Pero la fe de Noé no era una fe dormida en las palabras. Su fe era un torrente que se desbordaba en el cauce de la acción, una convicción que se tradujo en el sudor, en las manos callosas y en el incesante trabajo. Su fe tenía evidencia. La Escritura nos lo revela con una claridad meridiana. La fe, nos dice, no son solo palabras al viento, no es una declaración vacía de principios. La fe, en su expresión más pura, se manifiesta en actos. La fe de Noé se hizo visible en su carácter, en su manera de vivir. El texto sagrado nos dice que era un hombre "perfecto en sus caminos" y que "caminaba con Dios". El acto de creerle a Dios se tradujo en una vida de obediencia, en una relación profunda y continua con su creador. No era una fe de conveniencia, sino una fe que modelaba cada decisión, cada paso, cada aliento. Y esta misma fe lo impulsó a una labor que parecía interminable. La construcción del arca no fue un mero proyecto. Fue un testimonio. Fue un sermón silencioso, una demostración tangible de que sus palabras no eran quimeras, sino la verdad encarnada en madera y brea. A medida que el martillo golpeaba el clavo, a medida que la sierra cortaba la madera, cada uno de sus movimientos era un acto de fe. Cada minuto invertido era una afirmación de su creencia en un Dios que cumple sus promesas. A la par de su labor monumental, su fe se manifestó en otra forma vital: la de la predicación. Noé se convirtió en un "pregonero de justicia", un profeta que anunciaba el juicio inminente a un mundo que lo miraba con burla. Sus advertencias, que para sus contemporáneos eran el delirio de un loco, eran para él la consecuencia natural de su fe, un acto de amor y de advertencia a los que se rehusaban a ver lo que él ya creía. De la misma manera, la fe que profesamos hoy se evidencia en nuestra obediencia a la Palabra de Dios, en la misión que se nos ha encomendado, en la forma en que vivimos nuestras vidas y en nuestra disposición para compartir la buena nueva con aquellos que aún no la han escuchado.

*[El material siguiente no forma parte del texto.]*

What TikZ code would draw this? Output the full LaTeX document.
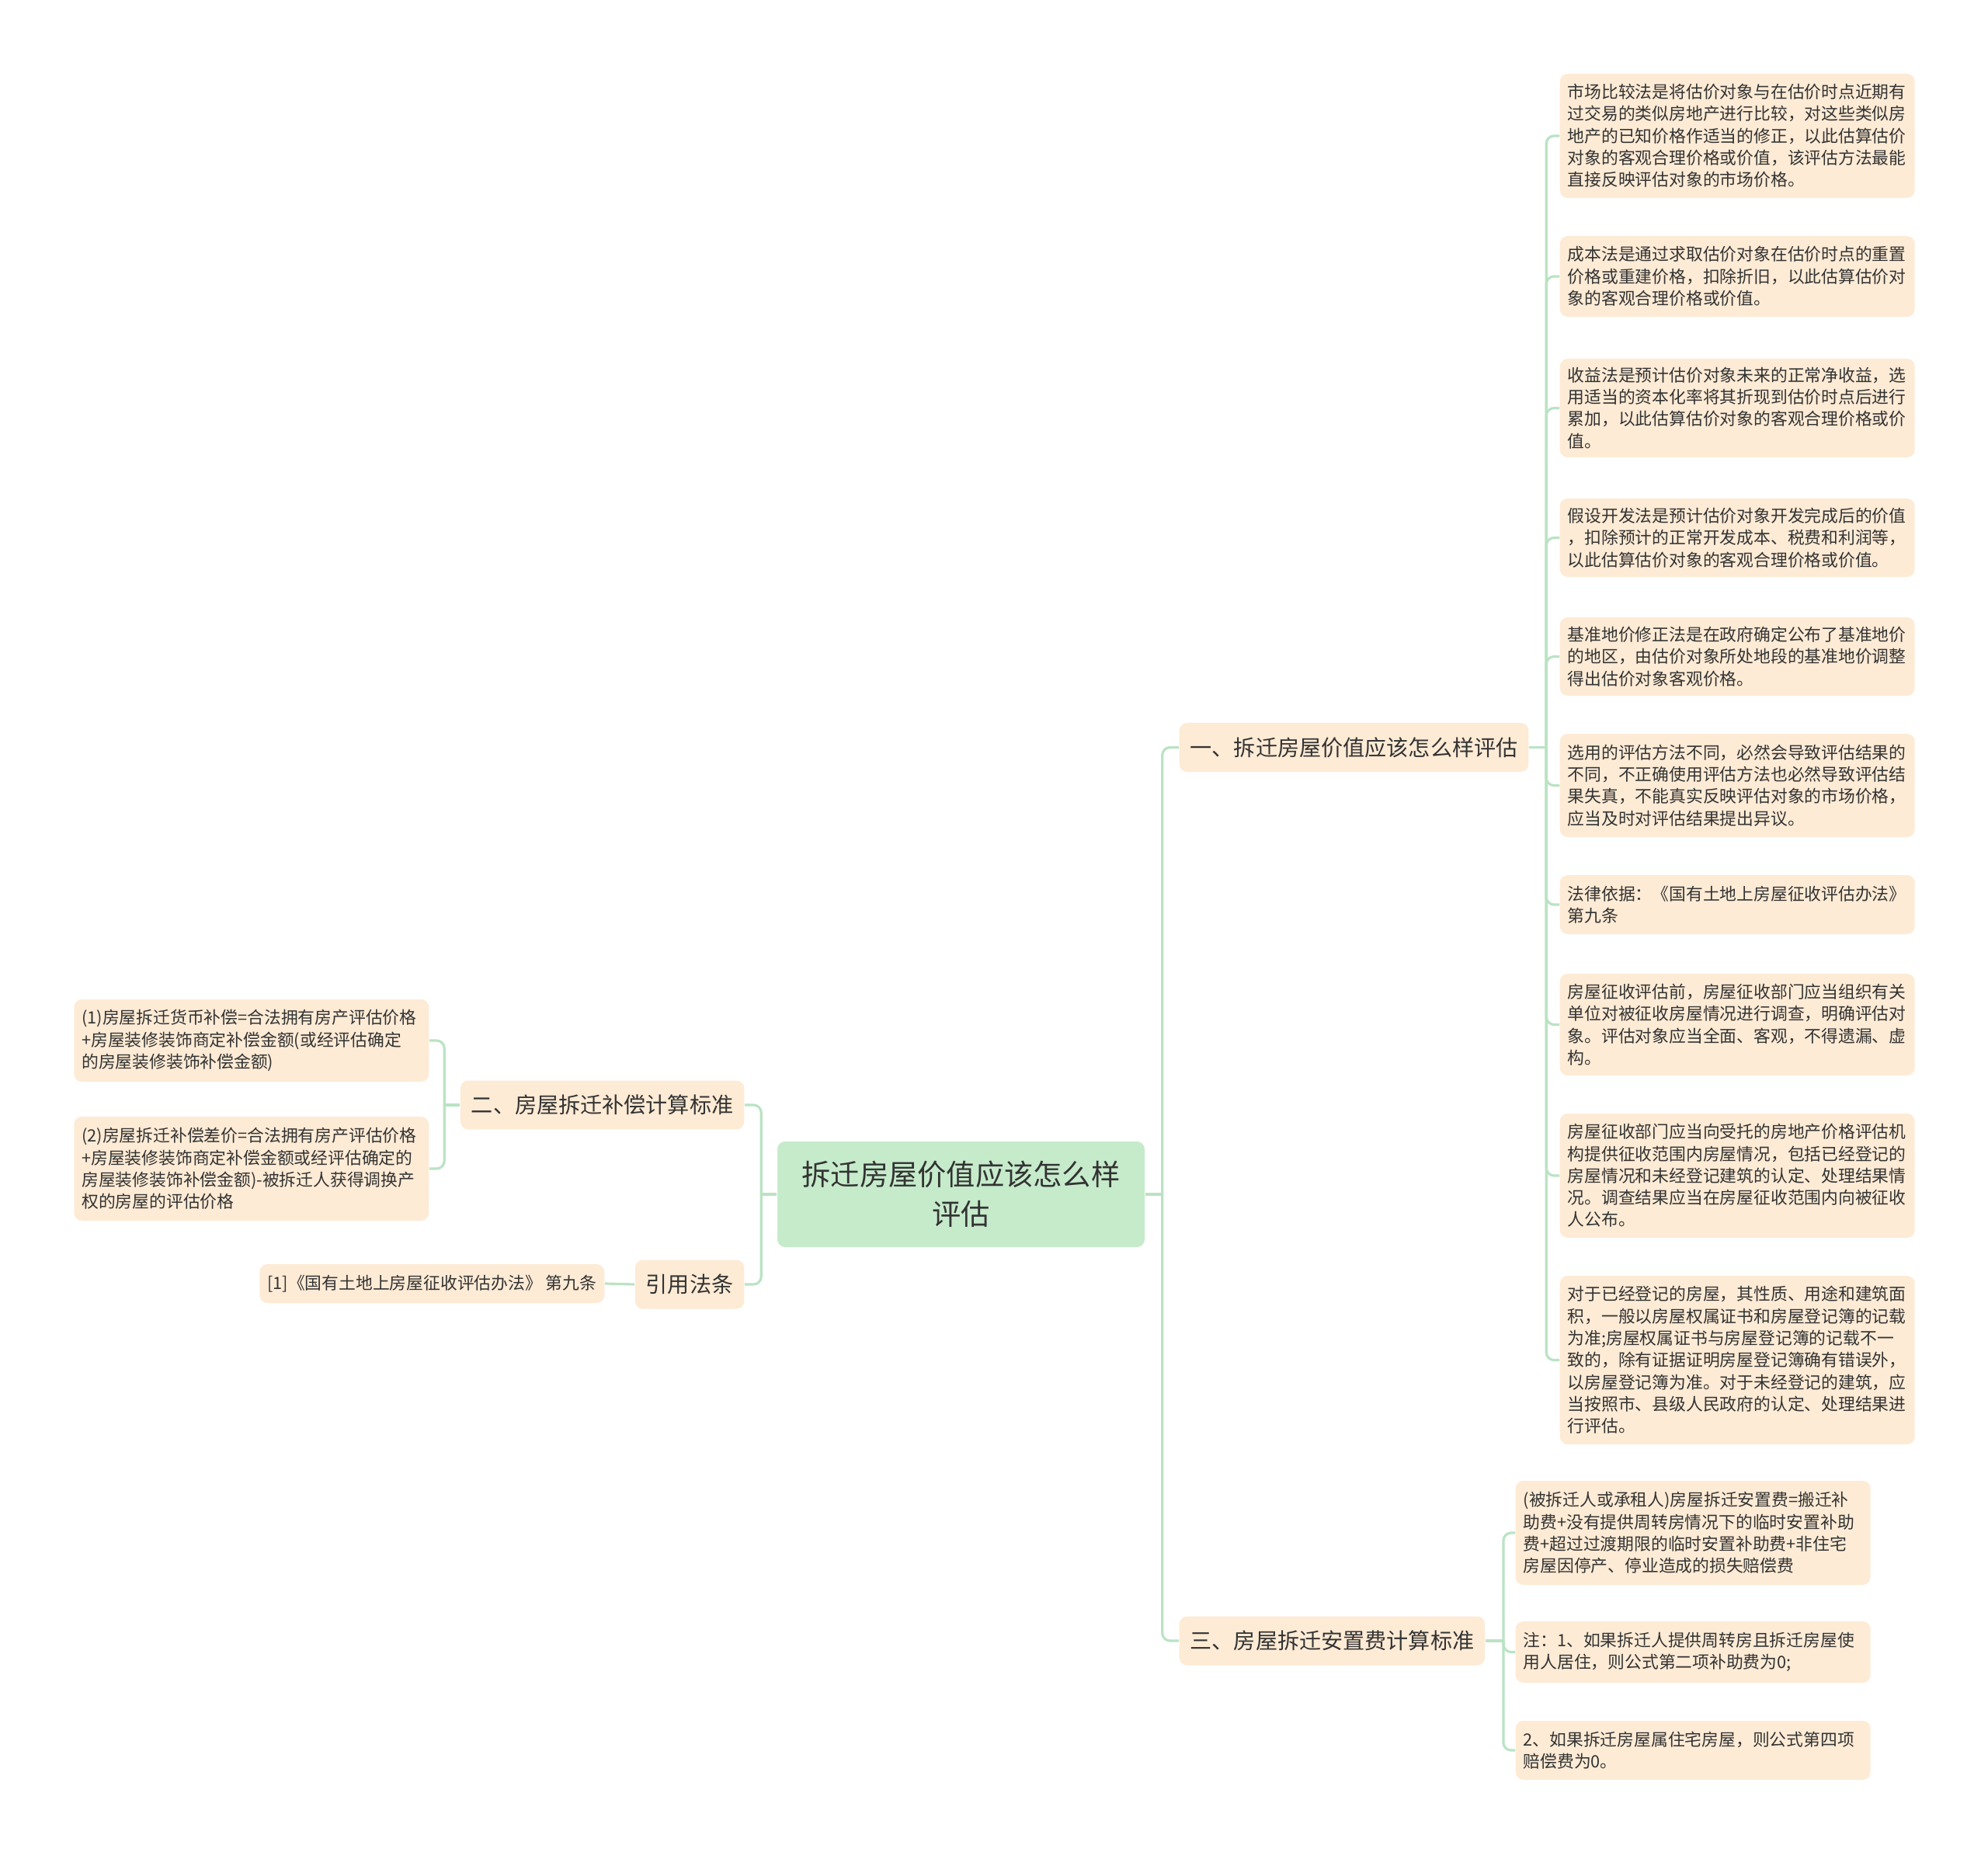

Y al final de la historia, a la hora señalada, la fe de Noé tuvo su recompensa. Dios, que es un Dios que honra a los que le honran, no permitió que su fidelidad quedara sin premio. La recompensa fue múltiple, un torrente de gracia que se derramó sobre él y su familia. La primera gran recompensa, la más valiosa de todas, fue la salvación de su familia. En el momento en que las aguas se desataron, cuando el diluvio consumió a la humanidad incrédula, el arca, esa obra de fe, se convirtió en un refugio para aquellos a quienes amaba. Su fe no fue un acto solitario de devoción; fue un acto de amor y protección. Se convirtió en la tabla de salvación para su esposa, para sus hijos y para las esposas de sus hijos. A través de su obediencia, un linaje se preservó, un futuro se aseguró. La fe, entonces, adquiere una dimensión que va más allá de lo individual; se convierte en un legado, en una herencia, en una protección para aquellos que están bajo nuestra responsabilidad. Y la segunda gran recompensa, la aprobación de Dios, fue la culminación de todo. El Señor, que había observado su obediencia, su perseverancia, su paciencia, le dio su sello de aprobación. En un mundo de juicio, él fue hallado justo. El gran juicio que se cernió sobre la tierra, en lugar de ser una tragedia para Noé, se convirtió en la confirmación de su rectitud, en el sello de su pacto con lo divino.
La historia de Noé es, por lo tanto, una parábola viva de la fe en acción. Nos enseña que la fe no es una mera creencia pasiva, sino una fuerza que se activa en el corazón, se manifiesta en la obediencia de los actos y se corona con la recompensa de la salvación, no solo la nuestra, sino también la de aquellos que nos rodean. La fe de Noé no fue un escape, fue un refugio. Su fe no fue una huida del mundo, sino una obediencia que lo preparó para un nuevo mundo. Por la fe, Noé creyó lo imposible. Por la fe, se puso manos a la obra. Y por la fe, se convirtió en un instrumento para la salvación de su familia y en un ejemplo de rectitud para todas las generaciones venideras. Su historia nos desafía hoy a considerar si nuestra fe es solo una declaración en la oscuridad, o si es una luz que guía y protege, que se manifiesta en nuestro andar y que busca la salvación de aquellos a quienes amamos con todo nuestro corazón.